The setting around the inn is beautiful. The wheat and barley fields all around painted a golden landscape in this light and the cooling hues blended the smooth silhouette of the Verna with the fields. It’s lovely really to watch the sun set in Punjab as light plays its magic on the land of the five rivers. The prosperity of the state as the gold dust sprinkles all over at the time of the setting sun is one to gaze at in peace, take a deep breath of all the fresh air around and drive back to our Ludhiana hotel with the memories of the beautiful sight we just witnessed.

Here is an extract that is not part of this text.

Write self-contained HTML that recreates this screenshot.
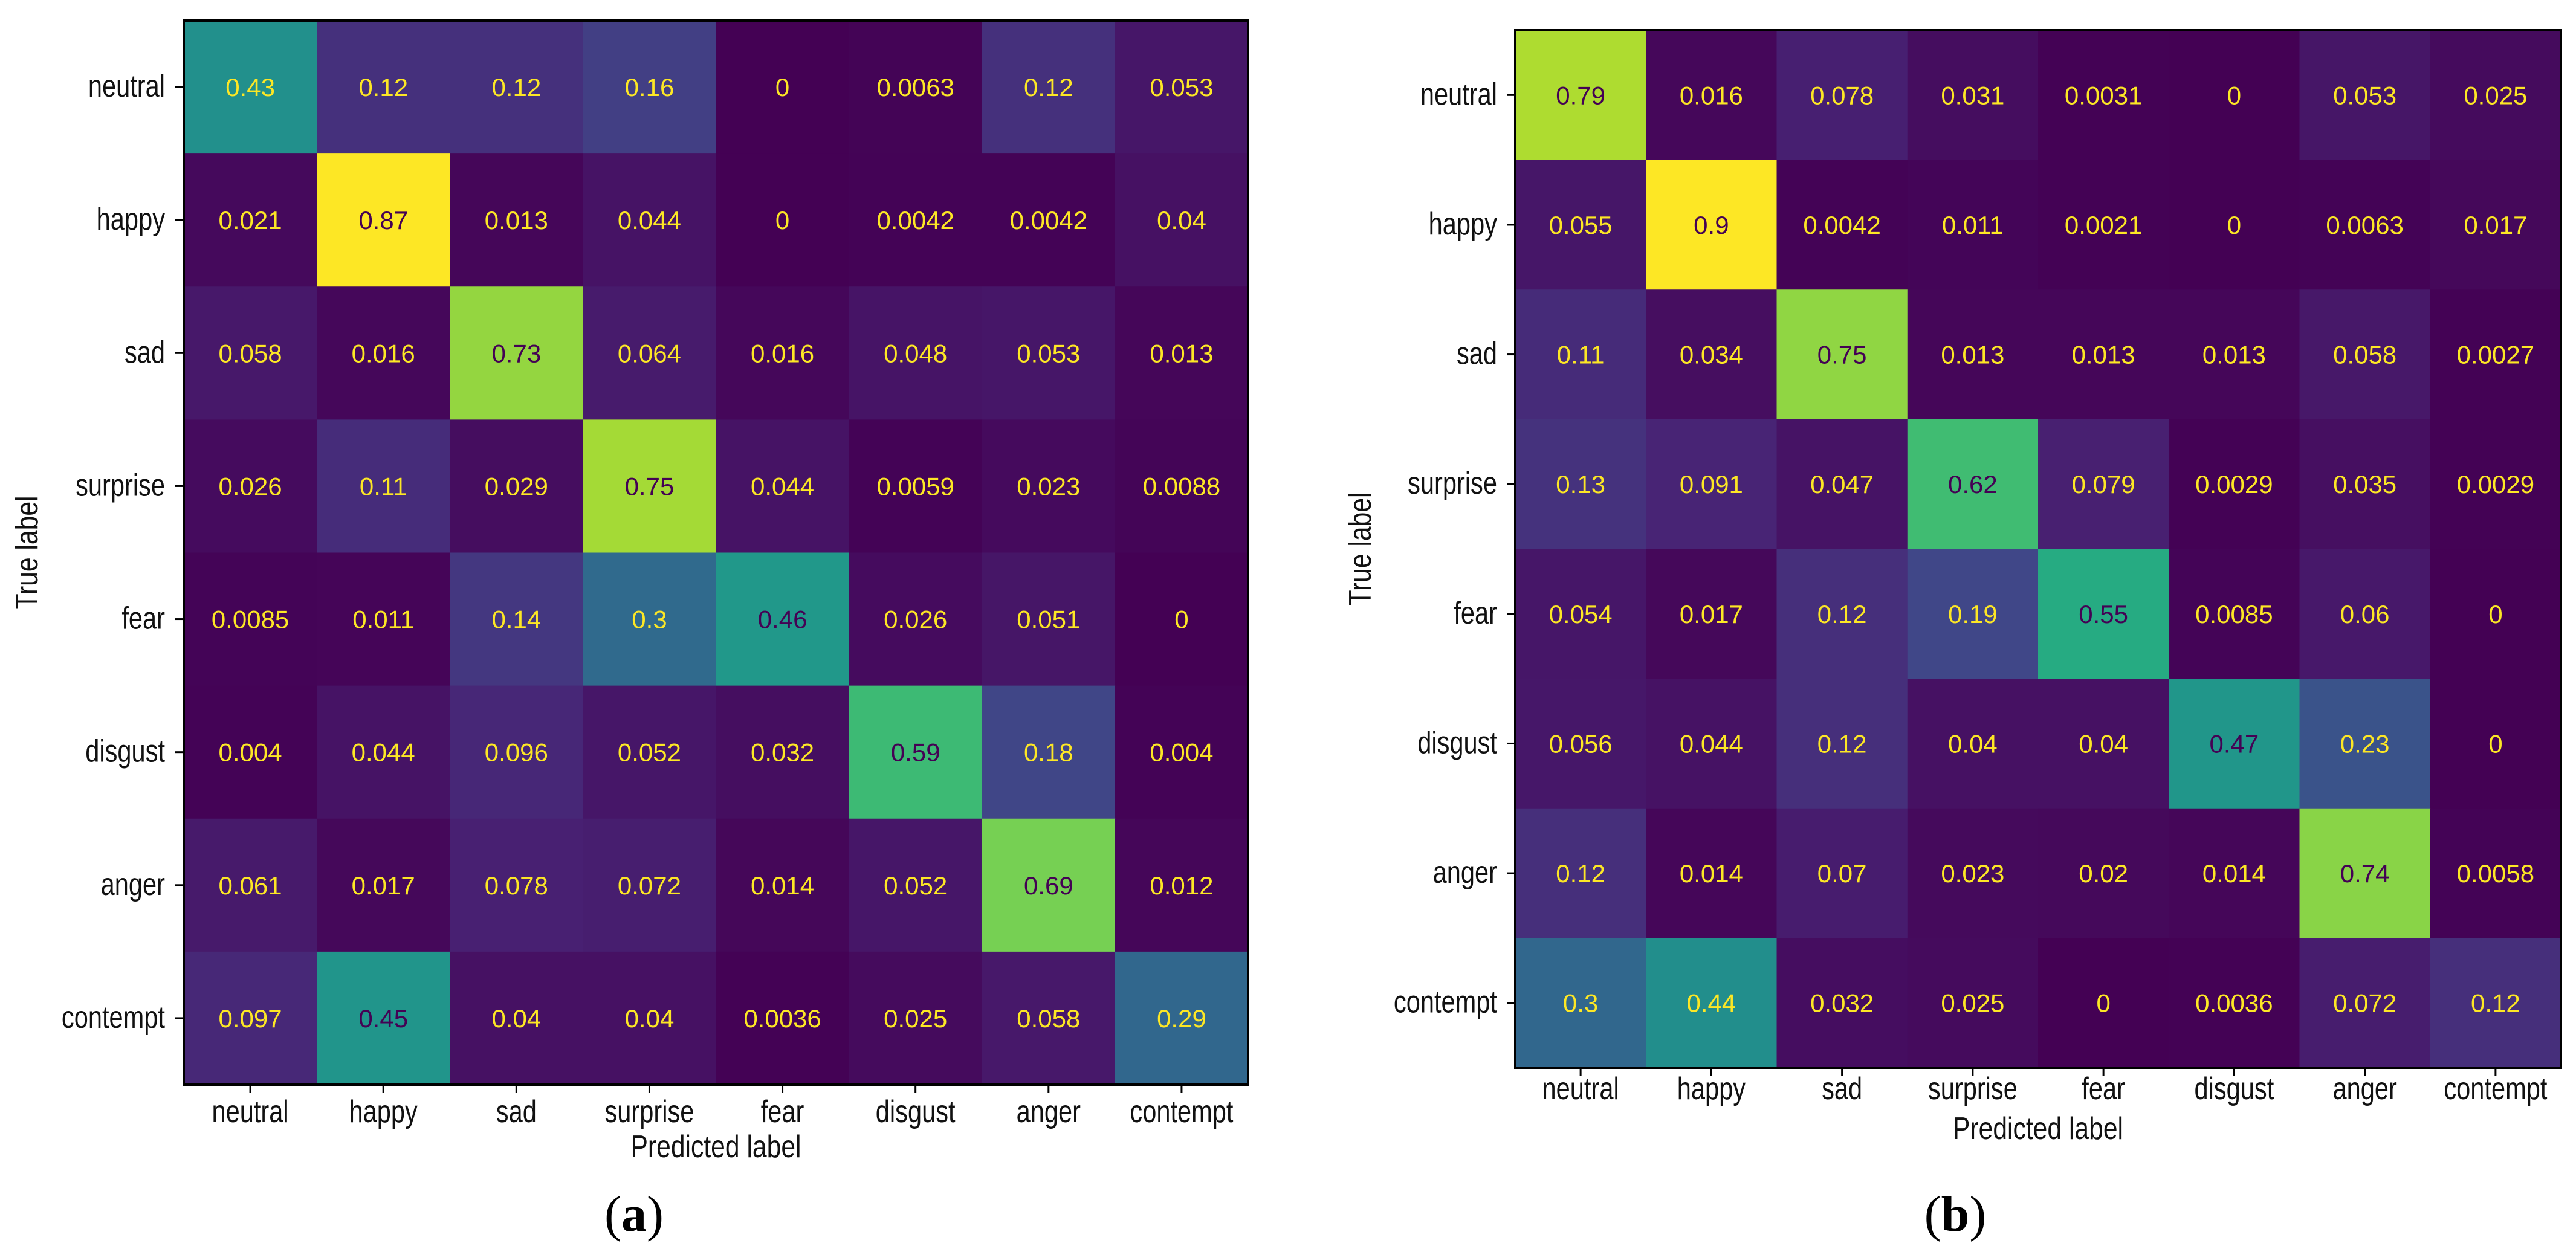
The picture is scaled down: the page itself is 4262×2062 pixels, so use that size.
<!DOCTYPE html>
<html><head><meta charset="utf-8">
<style>
html,body{margin:0;padding:0;background:#fff;}
svg{display:block;}
.sans{font-family:"Liberation Sans","DejaVu Sans",sans-serif;}
.serif{font-family:"Liberation Serif","DejaVu Serif",serif;}
</style></head>
<body>
<svg id="fig" width="4262" height="2062" viewBox="0 0 4262 2062" xmlns="http://www.w3.org/2000/svg"></svg>
<script>
const labels = ["neutral","happy","sad","surprise","fear","disgust","anger","contempt"];
const valuesA = [
 [0.43,0.12,0.12,0.16,0,0.0063,0.12,0.053],
 [0.021,0.87,0.013,0.044,0,0.0042,0.0042,0.04],
 [0.058,0.016,0.73,0.064,0.016,0.048,0.053,0.013],
 [0.026,0.11,0.029,0.75,0.044,0.0059,0.023,0.0088],
 [0.0085,0.011,0.14,0.3,0.46,0.026,0.051,0],
 [0.004,0.044,0.096,0.052,0.032,0.59,0.18,0.004],
 [0.061,0.017,0.078,0.072,0.014,0.052,0.69,0.012],
 [0.097,0.45,0.04,0.04,0.0036,0.025,0.058,0.29]
];
const valuesB = [
 [0.79,0.016,0.078,0.031,0.0031,0,0.053,0.025],
 [0.055,0.9,0.0042,0.011,0.0021,0,0.0063,0.017],
 [0.11,0.034,0.75,0.013,0.013,0.013,0.058,0.0027],
 [0.13,0.091,0.047,0.62,0.079,0.0029,0.035,0.0029],
 [0.054,0.017,0.12,0.19,0.55,0.0085,0.06,0],
 [0.056,0.044,0.12,0.04,0.04,0.47,0.23,0],
 [0.12,0.014,0.07,0.023,0.02,0.014,0.74,0.0058],
 [0.3,0.44,0.032,0.025,0,0.0036,0.072,0.12]
];

const NS="http://www.w3.org/2000/svg";
const svg=document.getElementById('fig');
const VIR=[[68,1,84],[72,36,117],[65,68,135],[53,95,141],[42,120,142],[33,145,140],[34,168,132],[68,191,112],[122,209,81],[189,223,38],[253,231,37]];
function viridis(t){t=Math.max(0,Math.min(1,t));const p=t*(VIR.length-1);const i=Math.min(Math.floor(p),VIR.length-2);const f=p-i;
 const c=VIR[i].map((v,k)=>Math.round(v+(VIR[i+1][k]-v)*f));return `rgb(${c[0]},${c[1]},${c[2]})`;}
function mk(tag,attrs,parent){const e=document.createElementNS(NS,tag);for(const k in attrs)e.setAttribute(k,attrs[k]);(parent||svg).appendChild(e);return e;}

function drawMatrix(cfg){
  const g=mk('g',{});
  
  
  const n=labels.length, cw=(cfg.x1-cfg.x0)/n, ch=(cfg.y1-cfg.y0)/n;
  const xs=i=>cfg.x0+cw*(i+0.5), ys=j=>cfg.y0+ch*(j+0.5);
  const flat=cfg.vals.flat(); const mn=Math.min(...flat), mx=Math.max(...flat);
  cfg.vals.forEach((row,j)=>row.forEach((v,i)=>{
    const t=(v-mn)/(mx-mn);
    const r=mk('rect',{x:cfg.x0+cw*i,y:cfg.y0+ch*j,width:cw+0.6,height:ch+0.6,fill:viridis(t)},g);
    
    
    const tx=mk('text',{class:'sans',x:xs(i),y:ys(j)+15,'text-anchor':'middle','font-size':42,fill:(v<(mn+mx)/2)?'#fde725':'#440154'},g);
    tx.textContent=String(v);
    
    
  }));
  mk('rect',{x:cfg.x0,y:cfg.y0,width:cfg.x1-cfg.x0,height:cfg.y1-cfg.y0,fill:'none',stroke:'#000','stroke-width':4},g);
  labels.forEach((l,i)=>{
    mk('line',{x1:xs(i),x2:xs(i),y1:cfg.y1,y2:cfg.y1+14,stroke:'#000','stroke-width':3},g);
    const t=mk('text',{class:'sans',transform:`translate(${xs(i)},${cfg.y1+cfg.xlab}) scale(0.8,1)`,'text-anchor':'middle','font-size':52,fill:'#111'},g);
    t.textContent=l;
    
    
    mk('line',{x1:cfg.x0-14,x2:cfg.x0,y1:ys(i),y2:ys(i),stroke:'#000','stroke-width':3},g);
    const ty=mk('text',{class:'sans',transform:`translate(${cfg.ylabR},${ys(i)+16}) scale(0.8,1)`,'text-anchor':'end','font-size':52,fill:'#111'},g);
    ty.textContent=l;
    
    
  });
  const xt=mk('text',{class:'sans',transform:`translate(${(cfg.x0+cfg.x1)/2},${cfg.y1+cfg.xtitle}) scale(0.82,1)`,'text-anchor':'middle','font-size':52,fill:'#111'},g);
  xt.textContent='Predicted label';
  
  
  const yt=mk('text',{class:'sans',transform:`translate(${cfg.ytx},${(cfg.y0+cfg.y1)/2}) rotate(-90) scale(0.82,1)`,'text-anchor':'middle','font-size':52,fill:'#111'},g);
  yt.textContent='True label';
  
  
  const cap=mk('text',{class:'serif',x:cfg.capX,y:2037,'text-anchor':'middle','font-size':84,fill:'#000'},svg);
  cap.innerHTML='(<tspan font-weight="bold">'+cfg.cap+'</tspan>)';
  
  
}
drawMatrix({name:'matrix-a',vals:valuesA,x0:304,x1:2065,y0:34,y1:1795,xlab:62,xtitle:120,ylabR:273,ytx:62,capX:1049,cap:'a'});
drawMatrix({name:'matrix-b',vals:valuesB,x0:2507,x1:4237,y0:50,y1:1767,xlab:52,xtitle:118,ylabR:2477,ytx:2268,capX:3235,cap:'b'});
</script>
</body></html>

The GT road that passed through Punjab back in the time of the Mauryas and the Mughal empire brought a lot of prosperity to the towns along the way. Amritsar and Ludhiana became prosperous and today it seems like AH1 is doing the same. The AH1 in an ideal world, will extend from Tokyo in Japan all the way through to Istanbul in Turkey. It enters India from Moreh in Manipur and takes you to the Wagah border. 20,557km long, and connecting an eighth of the world’s countries, AH1 will hopefully spawn countless modern day Caravanserais for our future generations to be proud of.
Such long roads demand a fast car and the Verna petrol can be just that, but it also aces an easy drive back to town. The suspension soaks in undulations without any of the bobbing you associated with the old car and the cooled seats just add to the calm after a long drive. It gives me time to reflect on the absolutely random roadtrip we just did. You don’t really consider Punjab as a roadtrip destination because you won’t find twisties or a great deal of must-see places. Yet, there’s a charm to the state that’s hard to quantify. Because the fields are so fertile, poverty rates are low, illiteracy percentages are very low too and in general, the people of the state emit a happy vibe. There’s an abundance of water and the road infrastructure is excellent. You will end up seeing massive farm vehicles around Punjab that you won’t see anywhere else in the country and everything is painted in green and yellow shades.
The state feels like it prepares for a beautiful sunset like a bride on her wedding night, and you know that glow the morning after… That is how fresh Punjab looks at sunrise. Golden mornings with the sun on my back, a nip in the air and the life in the fields, a Punjab roadtrip is highly underrated but a must do.